According to the TWSE, the completion of the project will help reduce the annual transaction costs for the entire market by an estimated NT$130 million-NT$200 million (US$4.5 million-US$6.9 million), including cost savings of NT$55 million-NT120 million from the network integration service and savings of NT$75 million-NT$80 million from the use of FIX Protocol.

“The adoption of the FIX protocol as part of the integration of our securities and derivatives system means that participants can now trade different products with a single message protocol. This has resulted in greater efficiency and convenience for investors. We are already attracting strong interest from the investment community with more than five of Taiwan 's top ten most active brokers signed up,” said Michael Lin, senior executive vice president, TWSE.

FPL, as a volunteer member organisation, is not involved in the hands-on work of the integration project. The FIX protocol is an electronic communications protocol developed for real-time exchange of securities transactions in the financial markets globally. As the securities market's leading communications protocol, FIX is integral to many order management and trading systems. FPL's role is to promote use of the protocol across the industry and to ensure it is used in a way that supports its universality.

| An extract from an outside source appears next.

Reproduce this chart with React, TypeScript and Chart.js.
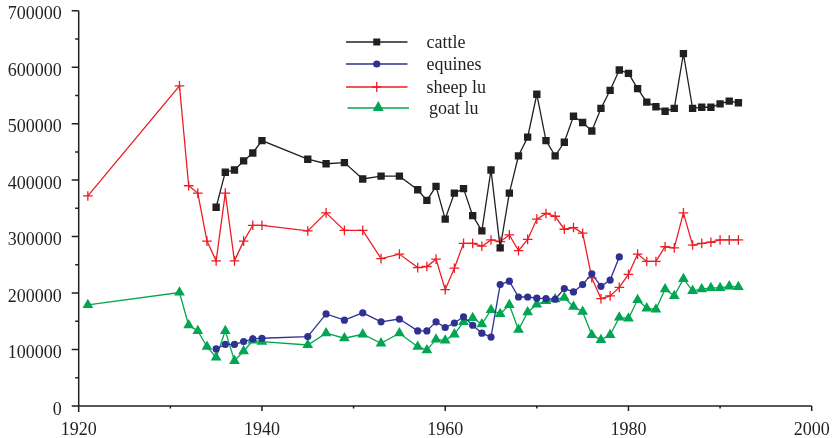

“We're keen for people to implement FIX in a standard way,” explained Mangles. “The idea is that they take the standard and look at what functionality can be supported. If additional functionality needs supporting, we would work with them to include it in an extension or service pack within the FIX standard. If proprietary tags and proprietary elements are introduced, it it can add extra cost to the entire industry. So we try to encourage exchanges to work within the standard. Through our membership in Taiwan, we are looking at how best to interact with the multiple exchanges and assist in making any implementation as standard as possible,” he added.

The TWSE's FIX Protocol platform, which officially went live on 27 September 2010, was introduced alongside the existing Transaction Message Protocol to lower the costs for local Taiwanese brokers when connecting to overseas markets.

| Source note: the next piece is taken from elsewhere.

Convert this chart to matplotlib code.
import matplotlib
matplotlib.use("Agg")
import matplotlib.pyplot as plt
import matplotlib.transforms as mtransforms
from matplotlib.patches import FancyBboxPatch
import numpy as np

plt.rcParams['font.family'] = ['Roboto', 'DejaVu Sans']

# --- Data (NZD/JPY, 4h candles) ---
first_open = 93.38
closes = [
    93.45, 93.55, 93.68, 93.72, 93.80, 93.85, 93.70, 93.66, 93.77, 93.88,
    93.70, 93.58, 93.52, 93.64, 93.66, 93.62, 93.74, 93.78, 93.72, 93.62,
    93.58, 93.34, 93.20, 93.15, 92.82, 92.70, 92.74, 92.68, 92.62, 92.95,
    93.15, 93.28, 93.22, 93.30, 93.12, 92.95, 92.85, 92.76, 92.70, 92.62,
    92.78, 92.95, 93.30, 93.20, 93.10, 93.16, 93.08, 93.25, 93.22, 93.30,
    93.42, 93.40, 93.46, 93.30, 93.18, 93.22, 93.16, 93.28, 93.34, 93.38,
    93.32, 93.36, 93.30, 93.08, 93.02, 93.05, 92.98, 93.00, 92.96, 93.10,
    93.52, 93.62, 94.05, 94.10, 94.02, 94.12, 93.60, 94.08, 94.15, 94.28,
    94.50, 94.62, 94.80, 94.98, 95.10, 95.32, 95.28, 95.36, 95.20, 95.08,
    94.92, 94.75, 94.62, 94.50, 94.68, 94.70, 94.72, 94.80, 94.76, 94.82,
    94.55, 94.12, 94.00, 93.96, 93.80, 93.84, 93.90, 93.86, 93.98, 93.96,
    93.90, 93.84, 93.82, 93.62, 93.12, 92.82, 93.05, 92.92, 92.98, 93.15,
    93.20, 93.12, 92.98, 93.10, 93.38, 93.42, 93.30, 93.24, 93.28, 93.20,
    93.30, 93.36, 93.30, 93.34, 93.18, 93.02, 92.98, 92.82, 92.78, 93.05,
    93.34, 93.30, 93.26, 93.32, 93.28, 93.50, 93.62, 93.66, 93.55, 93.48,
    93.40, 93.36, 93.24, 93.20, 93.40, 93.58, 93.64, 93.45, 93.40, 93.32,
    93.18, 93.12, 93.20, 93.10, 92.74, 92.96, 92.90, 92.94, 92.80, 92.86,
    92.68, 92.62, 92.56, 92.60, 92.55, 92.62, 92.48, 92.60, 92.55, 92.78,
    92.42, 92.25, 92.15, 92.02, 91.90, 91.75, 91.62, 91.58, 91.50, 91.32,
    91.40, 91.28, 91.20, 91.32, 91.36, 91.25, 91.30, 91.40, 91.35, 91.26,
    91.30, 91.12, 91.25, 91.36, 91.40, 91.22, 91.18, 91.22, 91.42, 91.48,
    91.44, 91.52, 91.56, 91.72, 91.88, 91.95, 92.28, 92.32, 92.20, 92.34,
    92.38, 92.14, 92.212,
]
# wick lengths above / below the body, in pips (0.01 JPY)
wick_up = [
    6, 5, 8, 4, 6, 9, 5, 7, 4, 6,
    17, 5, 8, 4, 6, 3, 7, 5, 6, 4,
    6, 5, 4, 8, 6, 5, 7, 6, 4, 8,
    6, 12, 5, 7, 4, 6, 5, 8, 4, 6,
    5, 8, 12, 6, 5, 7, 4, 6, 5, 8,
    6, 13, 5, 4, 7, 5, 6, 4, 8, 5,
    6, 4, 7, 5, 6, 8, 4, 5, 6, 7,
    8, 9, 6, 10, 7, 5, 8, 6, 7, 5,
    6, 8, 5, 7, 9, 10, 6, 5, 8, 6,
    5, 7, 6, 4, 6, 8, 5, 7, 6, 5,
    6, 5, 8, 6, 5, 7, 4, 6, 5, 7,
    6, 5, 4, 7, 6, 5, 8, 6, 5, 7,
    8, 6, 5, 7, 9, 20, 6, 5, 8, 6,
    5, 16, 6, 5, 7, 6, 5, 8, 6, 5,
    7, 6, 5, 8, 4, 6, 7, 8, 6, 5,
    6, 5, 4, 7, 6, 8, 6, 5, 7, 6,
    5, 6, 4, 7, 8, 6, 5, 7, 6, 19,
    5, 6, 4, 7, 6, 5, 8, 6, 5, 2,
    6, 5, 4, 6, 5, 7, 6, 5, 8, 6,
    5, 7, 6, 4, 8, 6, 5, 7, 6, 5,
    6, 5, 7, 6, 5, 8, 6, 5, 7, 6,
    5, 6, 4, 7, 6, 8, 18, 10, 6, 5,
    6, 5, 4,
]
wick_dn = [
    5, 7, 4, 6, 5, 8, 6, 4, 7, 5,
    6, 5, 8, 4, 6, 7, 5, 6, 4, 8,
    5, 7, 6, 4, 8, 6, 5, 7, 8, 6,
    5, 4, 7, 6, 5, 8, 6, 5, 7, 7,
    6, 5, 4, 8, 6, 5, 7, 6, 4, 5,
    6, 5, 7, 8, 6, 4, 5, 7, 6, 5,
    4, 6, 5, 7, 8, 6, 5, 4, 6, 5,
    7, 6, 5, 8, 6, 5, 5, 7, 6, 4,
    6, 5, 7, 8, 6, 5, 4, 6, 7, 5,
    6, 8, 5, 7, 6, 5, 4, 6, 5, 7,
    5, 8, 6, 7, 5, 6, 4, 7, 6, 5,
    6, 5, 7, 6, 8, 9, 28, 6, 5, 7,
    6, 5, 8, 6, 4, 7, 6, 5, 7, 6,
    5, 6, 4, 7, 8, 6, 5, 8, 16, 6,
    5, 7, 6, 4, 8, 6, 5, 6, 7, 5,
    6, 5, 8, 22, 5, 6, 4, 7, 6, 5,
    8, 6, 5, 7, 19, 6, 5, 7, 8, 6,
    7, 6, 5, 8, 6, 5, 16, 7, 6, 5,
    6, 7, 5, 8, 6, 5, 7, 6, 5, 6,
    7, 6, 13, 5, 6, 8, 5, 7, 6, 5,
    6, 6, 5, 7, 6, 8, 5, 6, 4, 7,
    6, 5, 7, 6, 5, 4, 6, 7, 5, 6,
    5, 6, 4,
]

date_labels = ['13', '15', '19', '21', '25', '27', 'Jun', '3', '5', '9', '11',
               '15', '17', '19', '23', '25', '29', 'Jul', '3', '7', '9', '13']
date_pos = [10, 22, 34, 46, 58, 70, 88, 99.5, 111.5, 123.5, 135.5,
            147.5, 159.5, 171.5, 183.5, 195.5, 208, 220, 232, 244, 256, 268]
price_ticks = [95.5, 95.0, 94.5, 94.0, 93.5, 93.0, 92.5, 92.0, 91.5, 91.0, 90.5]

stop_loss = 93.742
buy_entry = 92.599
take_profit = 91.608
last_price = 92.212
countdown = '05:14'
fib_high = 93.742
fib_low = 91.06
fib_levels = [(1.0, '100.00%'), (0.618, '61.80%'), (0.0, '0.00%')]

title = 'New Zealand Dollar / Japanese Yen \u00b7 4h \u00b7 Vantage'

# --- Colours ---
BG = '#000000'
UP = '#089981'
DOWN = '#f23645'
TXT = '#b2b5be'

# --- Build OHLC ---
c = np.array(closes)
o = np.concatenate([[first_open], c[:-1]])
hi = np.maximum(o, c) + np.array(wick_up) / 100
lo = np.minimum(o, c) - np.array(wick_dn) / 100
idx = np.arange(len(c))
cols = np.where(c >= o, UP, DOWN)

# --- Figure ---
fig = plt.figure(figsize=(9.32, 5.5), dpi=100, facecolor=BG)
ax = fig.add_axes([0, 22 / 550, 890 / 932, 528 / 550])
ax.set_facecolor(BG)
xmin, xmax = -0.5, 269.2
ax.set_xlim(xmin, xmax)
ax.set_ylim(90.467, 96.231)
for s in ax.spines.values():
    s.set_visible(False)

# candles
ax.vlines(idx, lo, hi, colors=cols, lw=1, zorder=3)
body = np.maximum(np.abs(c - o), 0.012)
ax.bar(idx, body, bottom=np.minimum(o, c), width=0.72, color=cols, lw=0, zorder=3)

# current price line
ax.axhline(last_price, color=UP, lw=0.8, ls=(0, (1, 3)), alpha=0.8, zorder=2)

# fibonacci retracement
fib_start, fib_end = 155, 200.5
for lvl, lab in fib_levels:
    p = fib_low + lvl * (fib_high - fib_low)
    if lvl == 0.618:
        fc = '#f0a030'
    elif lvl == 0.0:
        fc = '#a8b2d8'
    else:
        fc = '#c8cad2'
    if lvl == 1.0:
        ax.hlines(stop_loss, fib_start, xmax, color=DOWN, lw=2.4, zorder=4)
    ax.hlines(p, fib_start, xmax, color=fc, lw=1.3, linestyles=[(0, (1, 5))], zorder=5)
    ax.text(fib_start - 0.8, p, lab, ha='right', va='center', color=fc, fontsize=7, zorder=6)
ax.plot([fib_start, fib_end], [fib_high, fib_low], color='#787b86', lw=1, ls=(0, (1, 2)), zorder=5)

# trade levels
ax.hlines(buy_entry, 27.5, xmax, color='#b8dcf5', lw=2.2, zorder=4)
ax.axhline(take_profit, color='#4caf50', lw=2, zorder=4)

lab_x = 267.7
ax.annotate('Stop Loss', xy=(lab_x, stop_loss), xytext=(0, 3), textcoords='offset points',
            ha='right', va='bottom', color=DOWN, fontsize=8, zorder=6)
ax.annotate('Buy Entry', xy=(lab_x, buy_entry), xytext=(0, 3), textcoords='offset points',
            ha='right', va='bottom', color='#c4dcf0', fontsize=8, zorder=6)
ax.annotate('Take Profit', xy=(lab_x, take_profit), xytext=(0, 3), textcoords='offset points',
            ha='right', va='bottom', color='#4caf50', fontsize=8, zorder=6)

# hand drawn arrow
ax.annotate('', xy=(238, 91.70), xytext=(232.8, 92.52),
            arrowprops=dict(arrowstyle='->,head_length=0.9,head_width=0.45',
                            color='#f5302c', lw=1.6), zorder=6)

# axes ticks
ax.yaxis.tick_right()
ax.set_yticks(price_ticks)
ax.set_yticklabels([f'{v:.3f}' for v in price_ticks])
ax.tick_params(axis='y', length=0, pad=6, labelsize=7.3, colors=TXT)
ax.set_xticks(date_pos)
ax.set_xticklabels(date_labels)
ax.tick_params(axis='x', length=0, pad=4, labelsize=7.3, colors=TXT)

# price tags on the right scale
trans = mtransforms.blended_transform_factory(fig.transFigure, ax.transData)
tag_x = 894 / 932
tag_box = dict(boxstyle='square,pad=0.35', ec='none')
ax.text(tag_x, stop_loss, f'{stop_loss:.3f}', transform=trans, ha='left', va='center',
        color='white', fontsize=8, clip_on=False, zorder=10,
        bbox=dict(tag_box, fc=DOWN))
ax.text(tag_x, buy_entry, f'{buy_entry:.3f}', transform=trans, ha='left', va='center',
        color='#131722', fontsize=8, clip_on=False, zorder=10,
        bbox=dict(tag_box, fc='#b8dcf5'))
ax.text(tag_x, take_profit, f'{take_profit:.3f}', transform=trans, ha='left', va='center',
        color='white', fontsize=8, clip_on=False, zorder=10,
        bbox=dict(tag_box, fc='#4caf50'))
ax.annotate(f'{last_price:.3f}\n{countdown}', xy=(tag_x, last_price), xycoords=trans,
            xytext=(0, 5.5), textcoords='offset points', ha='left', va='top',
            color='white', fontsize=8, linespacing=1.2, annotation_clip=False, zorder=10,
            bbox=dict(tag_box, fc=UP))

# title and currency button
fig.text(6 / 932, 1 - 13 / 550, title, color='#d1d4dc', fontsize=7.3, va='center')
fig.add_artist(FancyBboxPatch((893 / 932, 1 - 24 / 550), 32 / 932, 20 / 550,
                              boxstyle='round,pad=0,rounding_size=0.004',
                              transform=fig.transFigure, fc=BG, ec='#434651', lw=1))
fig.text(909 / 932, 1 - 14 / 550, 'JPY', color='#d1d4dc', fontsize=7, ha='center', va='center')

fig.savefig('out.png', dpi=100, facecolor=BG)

“This is only part of TWSE's ongoing efforts to raise the competitiveness of the Taiwan capital market,” said Lin. “We will continue to work closely with the FSC and Taiwan 's other trading platforms to further improve our trading infrastructure.”

To date, Taifex and TWSE have adopted the earlier versions of the protocol, FIX 4.2 and FIX 4.4. The FIX 5.0 Service Pack 2 released in April 2009 included major enhancements such as a new set of reference data messages to support the communication of party relationships and risk limits and new functionality to support market data stream assignments by price makers when prices are distributed via third-party distribution channels.

“A lot of the functionality supported by the latest versions of the protocol, from FIX version 5 onwards, has been specifically designed for the exchange environment,” Mangles added.